Children on television have always walked the line between cuteness and horror.

Show a bit of talent and it's endearing; show too much talent and it's disturbing, particularly if there's any suggestion of a pushy parent working the controls.

Where the series Child Genius (Channel 4, Tuesday, 9pm) is on that spectrum, it's hard to say - there are children on the programme who would be better at running the country than the grown-ups. There are also children on there who deserve to have their lunch money stolen from them every day. I would happily do it myself. For their own good. And for the money.

The problem with the series, from the start, is that it looks a little like it's setting the children up as unusual and odd. If this was an American show, that would be fine because Americans celebrate and whoop at kids' intelligence and ingenuity. But because this is Britain and we are slightly embarrassed by achievement, our reaction is to mock and gawp at the children's intelligence instead as if it's something that's weird and even shameful. This is why so many boys struggle at school in the UK - they are afraid of being good.

Having watched the start of the new series, I realise I am not immune to this reaction and as the children, who were aged between eight and 12, powered through the general knowledge questions (Which is the largest and brightest of all the globules that exist near the milky way? Which of our organs is located just below the diaphragm?) I felt more irritation than admiration. I also took great delight when one of the little brats got a question badly wrong. Question: Which king was known as the Lionheart? Answer: Er. David Cameron. Hah! David Cameron! It was Richard I. Not so clever now are you, you little snot.

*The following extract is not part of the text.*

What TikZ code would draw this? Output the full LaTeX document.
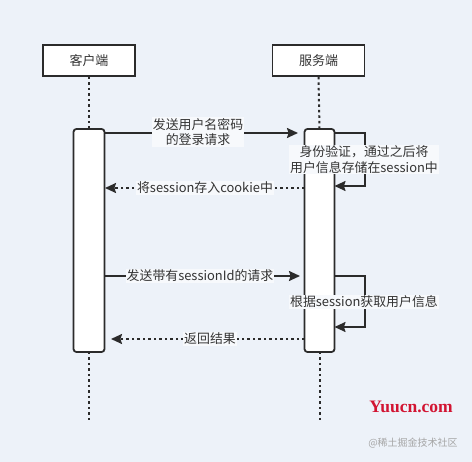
\documentclass[tikz,border=0pt]{standalone}
\usepackage{fontspec}
\setmainfont{Noto Sans CJK SC}
\newfontfamily\wmfont{Liberation Serif}
\usetikzlibrary{arrows.meta}
\definecolor{bg}{HTML}{EDF2F9}
\definecolor{ink}{HTML}{2B2B2B}
\definecolor{txt}{HTML}{333333}
\tikzset{
  actor/.style={draw=ink, line width=1.8pt, fill=white, minimum width=92pt, minimum height=31pt, inner sep=0pt, font=\fontsize{13}{15}\selectfont, text=txt},
  bar/.style={draw=ink, line width=1.8pt, fill=white, rounded corners=3pt},
  life/.style={draw=ink, line width=2pt, dash pattern=on 2.5pt off 3pt},
  msg/.style={draw=ink, line width=1.8pt, -{Stealth[length=11pt,width=10pt,inset=1.5pt]}},
  ret/.style={msg, dash pattern=on 2.5pt off 3pt},
  lbl/.style={fill=white!55!bg, inner sep=1pt, align=center, text=txt, font=\fontsize{12.9}{15.5}\selectfont},
}
\begin{document}
\begin{tikzpicture}[x=1pt,y=-1pt]
\fill[bg] (0,0) rectangle (472,462);
\useasboundingbox (0,0) rectangle (472,462);
% actors
\node[actor] (c) at (89,60.5) {客户端};
\node[actor] (s) at (318.5,60.5) {服务端};
% lifeline anchors
\coordinate (ctop) at (89,129);
\coordinate (cbot) at (89,352);
\coordinate (cend) at (89,421);
\coordinate (stop) at (319.5,129);
\coordinate (sbot) at (319.5,352);
\coordinate (send) at (319.5,421);
\draw[life] (c.south) -- (ctop);
\draw[life] (cbot) -- (cend);
\draw[life] (s.south) -- (stop);
\draw[life] (sbot) -- (send);
% activation bars
\draw[bar] (73.5,129) rectangle (104.5,352);
\draw[bar] (304.5,129) rectangle (334.5,352);
% message points
\coordinate (m1a) at (104.5,133);
\coordinate (m1b) at (298,133);
\coordinate (l1a) at (334.5,133);
\coordinate (l1b) at (334.5,186);
\coordinate (m2a) at (304.5,188);
\coordinate (m2b) at (105,188);
\coordinate (m3a) at (104.5,276);
\coordinate (m3b) at (300,276);
\coordinate (l2a) at (334.5,276);
\coordinate (l2b) at (334.5,327);
\coordinate (m4a) at (304.5,339);
\coordinate (m4b) at (111,339);
% messages
\draw[msg] (m1a) -- (m1b);
\node[lbl] (t1) at (198,132) {发送用户名密码\\的登录请求};
\draw[msg] (l1a) -- (365,133) -- (365,186) -- (l1b);
\node[lbl] (t2) at (364,159.5) {身份验证，通过之后将\\用户信息存储在session中};
\draw[ret] (m2a) -- (m2b);
\node[lbl] (t3) at (205,188) {将session存入cookie中};
\draw[msg] (m3a) -- (m3b);
\node[lbl] (t4) at (200,276) {发送带有sessionId的请求};
\draw[msg] (l2a) -- (365,276) -- (365,327) -- (l2b);
\node[lbl] (t5) at (364,302) {根据session获取用户信息};
\draw[ret] (m4a) -- (m4b);
\node[lbl] (t6) at (210,339) {返回结果};
% watermarks
\node[text={rgb,255:red,210;green,20;blue,50}, font=\wmfont\bfseries\fontsize{17.5}{19}\selectfont, inner sep=0pt] (w1) at (411,407) {Yuucn.com};
\node[text=gray!70, font=\fontsize{10}{12}\selectfont, inner sep=0pt] (w2) at (413,443) {@稀土掘金技术社区};
\end{tikzpicture}
\end{document}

A series about child geniuses was always going to elicit that kind of response, but in following 20 children through the final of the UK's Child Genius competition, it fails to explore it in any depth or question whether what we are watching is fair to the children, or even morally right. The competition is also run by Mensa, a group that is supposedly for intelligent people but is based on the very stupid premise that there is only one kind of intelligence.

We also have to be careful about how we turn the screw on young children who might be bright but don't necessarily have any kind of mature emotional intelligence - 11-year-old Holly for example. Ahead of the final, she stood next to her mother but kept her eyes on the floor. She played with the tag on her hoodie, her teeth tugged at her lip, her face withdrew further and further into her long hair and later when the general knowledge questions got too much for her, she started crying and had to stop.

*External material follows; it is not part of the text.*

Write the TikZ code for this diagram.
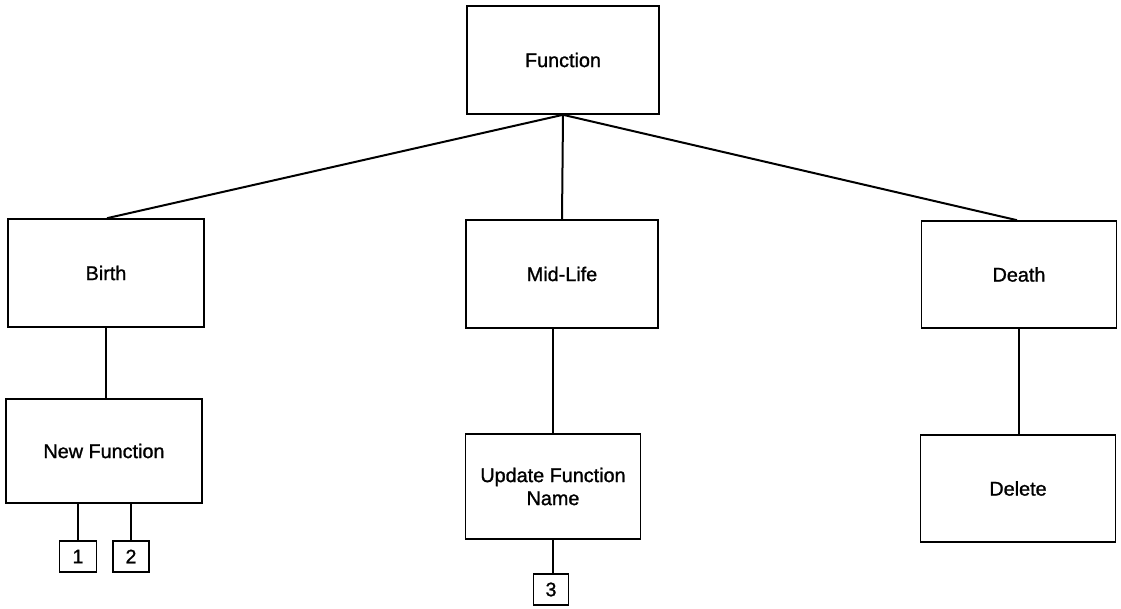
\documentclass[tikz,border=0pt]{standalone}
\usepackage{fontspec}
\setmainfont{Liberation Sans}[RawFeature={embolden=1.2}]
\begin{document}
\begin{tikzpicture}[x=1pt,y=1pt,
  box/.style={draw=black, line width=1.6pt, rectangle, inner sep=0pt, align=center,
    font=\fontsize{19.8}{23}\selectfont},
  numbox/.style={draw=black, line width=1.6pt, rectangle, inner sep=0pt,
    font=\fontsize{19.5}{22}\selectfont},
  conn/.style={draw=black, line width=2pt}]
\useasboundingbox (0,0) rectangle (1121,608);
\node[box, minimum width=192pt, minimum height=108pt] (func) at (563,548) {Function};
\node[box, minimum width=196pt, minimum height=108pt] (birth) at (106,335) {Birth};
\node[box, minimum width=192pt, minimum height=108pt] (mid) at (562,334) {Mid-Life};
\node[box, minimum width=195pt, minimum height=107pt] (death) at (1019,333.5) {Death};
\node[box, minimum width=196pt, minimum height=104pt] (newf) at (104,157) {New Function};
\node[box, minimum width=175pt, minimum height=105pt] (upd) at (553,121.5) {Update Function\\Name};
\node[box, minimum width=195pt, minimum height=107pt] (del) at (1018,119.5) {Delete};
\node[numbox, minimum width=37pt, minimum height=31pt] (b1) at (78,51.5) {1};
\node[numbox, minimum width=36pt, minimum height=31pt] (b2) at (131,51.5) {2};
\node[numbox, minimum width=35pt, minimum height=31pt] (b3) at (551,18.5) {3};
\draw[conn] (func.south) -- ([xshift=1pt]birth.north);
\draw[conn] (func.south) -- (mid.north);
\draw[conn] (func.south) -- ([xshift=-2pt]death.north);
\draw[conn] (birth.south) -- (birth.south |- newf.north);
\draw[conn] (b1.north |- newf.south) -- (b1.north);
\draw[conn] (b2.north |- newf.south) -- (b2.north);
\draw[conn] ([xshift=-9pt]mid.south) coordinate (ms) -- (ms |- upd.north);
\draw[conn] (upd.south) -- (upd.south |- b3.north);
\draw[conn] (death.south) -- (death.south |- del.north);
\end{tikzpicture}
\end{document}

But interestingly, it was Holly herself who had entered the Child Genius contest and most of the parents seemed, in the end, to have a healthily tough and realistic attitude to competition and how it can prepare you for life. Holly burst into tears, but she came back for round two. Some of the other kids didn't get through but their parents could see that competition was making them tougher and better. There was no nonsense about everyone being a winner, just an acceptance that competition exists for children, and adults, and is a good thing.

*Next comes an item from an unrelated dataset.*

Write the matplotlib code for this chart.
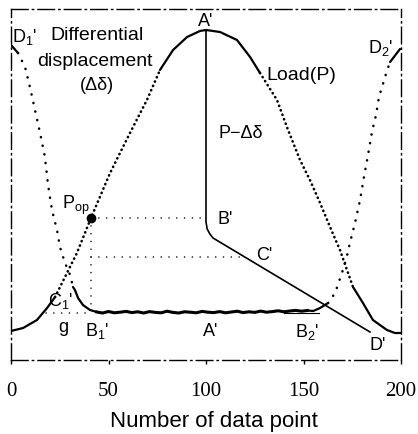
import numpy as np
import matplotlib.pyplot as plt

plt.rcParams['font.family'] = ['Liberation Sans', 'DejaVu Sans']
plt.rcParams['mathtext.fontset'] = 'custom'
plt.rcParams['mathtext.rm'] = 'Liberation Sans'
plt.rcParams['mathtext.it'] = 'Liberation Sans'

#Load curve (x = data point, y = arbitrary units)
load_x = [0.0, 6.2, 13.3, 18.5, 22.6, 28.7, 33.8, 41.0, 50.8, 61.0, 69.7, 76.4,
          83.1, 90.3, 96.9, 100.0, 107.2, 115.9, 122.6, 127.7, 136.4, 141.5,
          148.2, 153.3, 158.5, 163.6, 168.7, 172.3, 175.4, 180.5, 185.6, 192.8,
          196.9, 200.0]
load_y = [29, 32, 40, 52, 63, 87, 107, 142, 187, 227, 260, 290,
          310, 323, 329, 330, 328, 320, 303, 287, 260, 233,
          200, 180, 157, 133, 110, 90, 73, 57, 40, 30,
          27, 27]

#Differential displacement, left branch (D1' down to B1')
dd_left_x = [0.0, 3.6, 4.6, 7.2, 9.7, 12.3, 14.9, 17.4, 19.0, 21.0, 23.6, 25.1,
             27.7, 30.3, 31.8, 32.8, 34.4, 36.9, 40.5, 44.0]
dd_left_y = [315, 307, 303, 293, 273, 250, 227, 203, 175, 150, 130, 113,
             97, 85, 73, 70, 62, 55, 50, 48]

#Differential displacement, noisy flat part (B1' to B2')
flat_x = np.arange(44, 153, 3)
flat_y = [48.0, 47.0, 48.5, 47.2, 47.8, 48.6, 47.4, 48.2, 47.0, 48.4, 47.6, 47.2,
          48.8, 47.6, 47.0, 48.2, 47.8, 47.2, 48.6, 47.8, 47.4, 48.4, 47.2, 48.0,
          48.8, 47.4, 48.2, 47.6, 48.9, 47.8, 48.4, 49.2, 48.2, 49.0, 49.6, 48.8,
          49.5]

#Differential displacement, right branch (B2' up to D2')
dd_right_x = [152.0, 155.0, 158.5, 162.6, 166.2, 169.7, 171.8, 173.8, 176.4, 179.0,
              181.0, 183.1, 185.1, 187.2, 188.7, 190.3, 191.8, 193.3, 194.4, 199.5]
dd_right_y = [49.5, 49, 52, 57, 67, 87, 100, 117, 137, 160,
              183, 205, 228, 245, 263, 273, 283, 292, 298, 311]

#P-delta curve (A' -> B' -> C' -> D')
pd_x = [100.0, 100.0, 100.6, 102.0, 103.6, 184.1]
pd_y = [330, 138, 131, 126, 122, 28]

#marked levels
pop_x, pop_y = 41.0, 142
c_level = 103
g_level = 47
xticks = [0, 50, 100, 150, 200]

fig = plt.figure(figsize=(4.18, 4.34), dpi=100)
ax = fig.add_axes([11/418, 1-360/434, 390/418, 351/434])

solid = dict(color='k', lw=1.6, solid_capstyle='round')
dots = dict(color='k', lw=1.9, linestyle=(0, (0.1, 1.7)), dash_capstyle='round')
sparse = dict(color='k', lw=1.8, linestyle=(0, (0.1, 3.4)), dash_capstyle='round')
guide = dict(color='k', lw=1.1, linestyle=(0, (0.1, 5.0)), dash_capstyle='round')

#Load curve: solid ends and top, dotted flanks
for a, b in [(0, 5), (11, 20), (28, 34)]:
    ax.plot(load_x[a:b], load_y[a:b], **solid)
for a, b in [(4, 12), (19, 29)]:
    ax.plot(load_x[a:b], load_y[a:b], **dots)

#Differential displacement
ax.plot(dd_left_x[:2], dd_left_y[:2], **solid)
ax.plot(dd_left_x[1:15], dd_left_y[1:15], **sparse)
ax.plot(dd_left_x[14:], dd_left_y[14:], **solid)
ax.plot(flat_x, flat_y, color='k', lw=2.2)
ax.plot([140, 158], [47.5, 47.5], color='k', lw=0.8)
ax.plot(dd_right_x[:4], dd_right_y[:4], **solid)
ax.plot(dd_right_x[3:19], dd_right_y[3:19], **sparse)
ax.plot(dd_right_x[18:], dd_right_y[18:], **solid)

#P - delta curve
ax.plot(pd_x, pd_y, color='k', lw=1.2)

#guide lines
c_x = np.interp(c_level, pd_y[:3:-1], pd_x[:3:-1])
ax.plot([pop_x, pd_x[1]], [pop_y, pop_y], **guide)
ax.plot([pop_x, pop_x], [pop_y, 50], **guide)
ax.plot([pop_x, c_x], [c_level, c_level], **guide)
ax.plot([18, 40], [g_level, g_level], **guide)
ax.plot(pop_x, pop_y, 'o', color='k', ms=6)

#labels
fs = 13
ax.text(0.5, 323, "D$_1$'", fontsize=fs, ha='left', va='center')
ax.text(44, 324, 'Differential', fontsize=14, ha='center', va='center')
ax.text(43, 299, 'displacement', fontsize=14, ha='center', va='center')
ax.text(44, 275, '(Δδ)', fontsize=13, ha='center', va='center')
ax.text(100, 339, "A'", fontsize=fs, ha='center', va='center')
ax.text(149, 284, 'Load(P)', fontsize=14, ha='center', va='center')
ax.text(189.5, 312, "D$_2$'", fontsize=fs, ha='center', va='center')
ax.text(118, 226, 'P−Δδ', fontsize=fs, ha='center', va='center')
ax.text(33, 155, 'P$_{op}$', fontsize=fs, ha='center', va='center')
ax.text(110, 140, "B'", fontsize=fs, ha='center', va='center')
ax.text(130, 105, "C'", fontsize=fs, ha='center', va='center')
ax.text(25.5, 59, "C$_1$'", fontsize=fs, ha='center', va='center')
ax.text(26.7, 32, 'g', fontsize=fs, ha='center', va='center')
ax.text(44, 29, "B$_1$'", fontsize=fs, ha='center', va='center')
ax.text(102.5, 28, "A'", fontsize=fs, ha='center', va='center')
ax.text(152, 28, "B$_2$'", fontsize=fs, ha='center', va='center')
ax.text(188, 14, "D'", fontsize=fs, ha='center', va='center')

ax.set_xlim(0, 200)
ax.set_ylim(0, 351)
ax.set_yticks([])
ax.set_xticks(xticks)
ax.set_xticklabels([str(t) for t in xticks], family='Liberation Serif', fontsize=15)
ax.tick_params(axis='x', direction='out', length=3, width=1, pad=13)
for side in ['left', 'right', 'top', 'bottom']:
    ax.spines[side].set_linestyle((0, (12, 3, 1, 3)))
    ax.spines[side].set_linewidth(1.0)

fig.text(214/418, 1-421/434, 'Number of data point', fontsize=16,
         ha='center', va='center')

fig.savefig('out.png', dpi=100)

On balance, Child Genius is also a good thing for television. In recent years, programmes such as Big Brother and The Only Way is Essex have increasingly celebrated the fatuous, the stupid, the feckless and the dim. As long as you look good in tight clothes and aren't old, it's okay to be stupid. But Child Genius, even though it gives us an opportunity to mock the swotty, is one of the few programmes that, in its own way, idolises and celebrates intelligence. Being stupid will get you a reality show. But being clever is better.